Multi-objective Robust Optimization Over Time for Dynamic Disassembly Sequence Planning

Disassembly sequence planning aims to optimize disassembly sequences of end-of-life (EOL) products in order to minimize the cost and environmental pollutant emission. Various unpredictable factors in the disassembly environment (e.g., EOL product status and capabilities of operators) lead to significant uncertainty making the optimal disassembly sequence change over time. Considering existing multiple objectives and dynamic environment, this problem is indeed dynamic multi-objective optimization. As deploying a new solution (i.e., disassembly sequence) is costly in this problem, it is undesirable to change the deployed solution after each environmental change. In this paper, we first propose a model for disassembly sequence planning problem in which several factors including the environmental changes, deployed solution switching cost, constraints, and multiple objectives are taken into account.
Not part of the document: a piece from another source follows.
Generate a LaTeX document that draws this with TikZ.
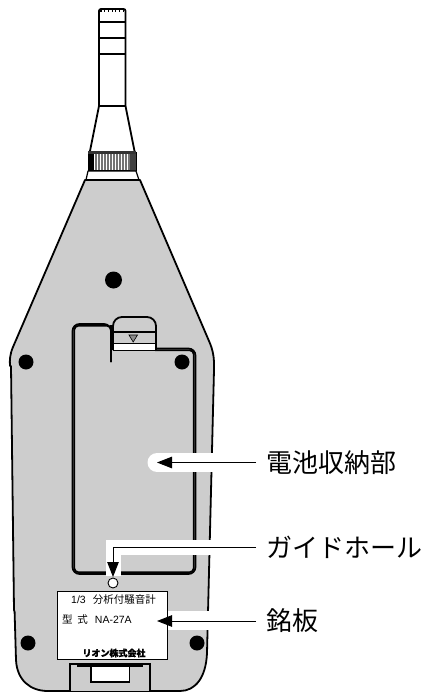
\documentclass[tikz,border=0pt]{standalone}
\usepackage{xcolor}
\usepackage{fontspec}
\newfontfamily\cjk{Noto Sans CJK JP}
\newfontfamily\arialish{Liberation Sans}
\usetikzlibrary{arrows.meta}
\definecolor{bodygray}{HTML}{CDCDCD}
\tikzset{
    outline/.style={draw=black, line width=1.8pt, line join=round},
    coverline/.style={draw=black, line width=1.7pt},
    screw/.style={circle, fill=black, inner sep=0pt, minimum size=15pt},
    pointer/.style={-{Triangle[length=15pt,width=11.5pt]}, line width=1pt},
    callout/.style={anchor=west, inner sep=0pt, inner xsep=10pt, font=\cjk\fontsize{26}{26}\selectfont},
    plate text/.style={inner sep=0pt, font=\cjk\fontsize{10.5}{12}\selectfont},
}

\begin{document}
\begin{tikzpicture}[x=1pt, y=-1pt]
            \useasboundingbox (0,0) rectangle (425,693);

            % microphone
            \draw[outline, rounded corners=2pt] (99,106) -- (99,9) -- (125.5,9) -- (125.5,106);
            \foreach \y in {22, 38, 54, 106} {
                \draw[line width=1.2pt] (99,\y) -- (125.5,\y);
            }
            \foreach \i in {0, 1, ..., 6} {
                \draw[line width=1.2pt] (\i*3.7+101,10) -- (\i*3.7+101,12.5);
            }
            \draw[outline] (99,106) -- (90,151);
            \draw[outline] (125.5,106) -- (134.5,151);

            % ring
            \draw[fill=white, line width=1pt] (88,152) rectangle (136,170);
            \fill[black] (88,151) rectangle (94,171);
            \fill[black!75] (130,151) rectangle (136,171);
            \fill[black!80] (88,151) rectangle (136,154);
            \foreach \i in {0, 1, ..., 11} {
                \draw[black!55, line width=1.1pt] (\i*3+96,154) -- (\i*3+96,170);
            }
            \draw[outline, line width=1.2pt, fill=white] (88,171) -- (86,180) -- (139,180) -- (136,171) -- cycle;

            % body
            \draw[outline, fill=bodygray] (85,180) -- (13,347) .. controls (10,354) and (9.5,360) .. (10,366)
                -- (11,366) -- (14,610) -- (14.6,612) -- (16,660) .. controls (17,680) and (30,691) .. (48,691)
                -- (180,691) .. controls (195,691) and (206,678) .. (207,653)
                -- (214,370) .. controls (214.5,358) and (213,350) .. (209,341) -- (140,180) -- cycle;

            % battery cover
            \foreach \d/\r in {0/7, 1.8/4} {
                \draw[coverline, rounded corners=\r pt] (111,362) -- (111,324+\d) -- (72.5+\d,324+\d)
                    -- (72.5+\d,574-\d) -- (195.5-\d,574-\d) -- (195.5-\d,348.5+\d) -- (155,348.5+\d);
            }
            \draw[line width=2.2pt] (111,325) -- (111,362);
            \draw[outline, fill=bodygray, rounded corners=9pt] (113,350) -- (113,317) -- (156,317) -- (156,350);
            \draw[line width=.8pt, fill=white] (113,343) rectangle (155.5,350);
            \draw[line width=1.4pt] (113,332) -- (156,332);
            \draw[line width=.6pt, fill=black!45] (129,335) -- (137.5,335) -- (133.2,342) -- cycle;

            % screws
            \node (topscrew) at (113.5,280) [screw, minimum size=17pt] {};
            \foreach \i/\x/\y in {1/26/362, 2/182/362, 3/28/643, 4/197/643} {
                \node (screw\i) at (\x,\y) [screw] {};
            }

            % latch
            \draw[line width=1.2pt, fill=bodygray] (70,691) -- (70,664) -- (150,664) -- (150,691);
            \draw[line width=1.6pt, fill=white] (91,666) rectangle (129.5,682);
            \draw[line width=2.4pt] (77,666) -- (143,666);

            % white bands behind the arrows
            \draw[white, line width=19pt, line cap=round] (157,462.5) -- (235,462.5);
            \fill[white] (106,540) rectangle (235,555);
            \fill[white] (106,540) rectangle (121,576);
            \fill[white] (160,611) rectangle (235,630);

            % hole and plate
            \node (hole) at (113,583) [circle, draw, fill=white, line width=.9pt, inner sep=0pt, minimum size=10pt] {};
            \node (plate) at (112.75,625) [draw, fill=white, line width=.9pt, inner sep=0pt, minimum width=110pt, minimum height=68pt] {};
            \node (model) at (113.5,599.5) [plate text] {{\arialish 1/3}\ \ \ 分析付騒音計};
            \node (kata) at (62,619.5) [plate text, anchor=west] {型\ \ 式\ \ \ {\arialish NA-27A}};
            \node (maker) at (114,653) [plate text, font=\cjk\fontsize{9}{10}\selectfont\bfseries\addfontfeature{FakeBold=1.5}] {リオン株式会社};

            % labels and arrows
            \node (battery) at (256,462.5) [callout] {電池収納部};
            \node (guide) at (256,547) [callout] {ガイドホール};
            \node (nameplate) at (256,621) [callout] {銘板};
            \coordinate (batterytip) at (157,462.5);
            \coordinate (guidetip) at (113,577);
            \coordinate (platetip) at (157,621);
            \draw[pointer] (battery.west) -- (batterytip);
            \draw[pointer] (guide.west) -| (guidetip);
            \draw[pointer] (nameplate.west) -- (platetip);
        \end{tikzpicture}
\end{document}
To solve this problem where frequently changing the deployed solution must be avoided, we propose a new multi-objective robust optimization over time (ROOT) framework to find robust solutions based on two new robustness definitions: average performance and stability. The proposed framework benefits from a novel accurate online predictor and the knee-oriented dominance which is applied to select the naturally preferred tradeoff solution to meet the application requirements of ROOT. Computational experiments demonstrate the effectiveness of the proposed ROOT framework.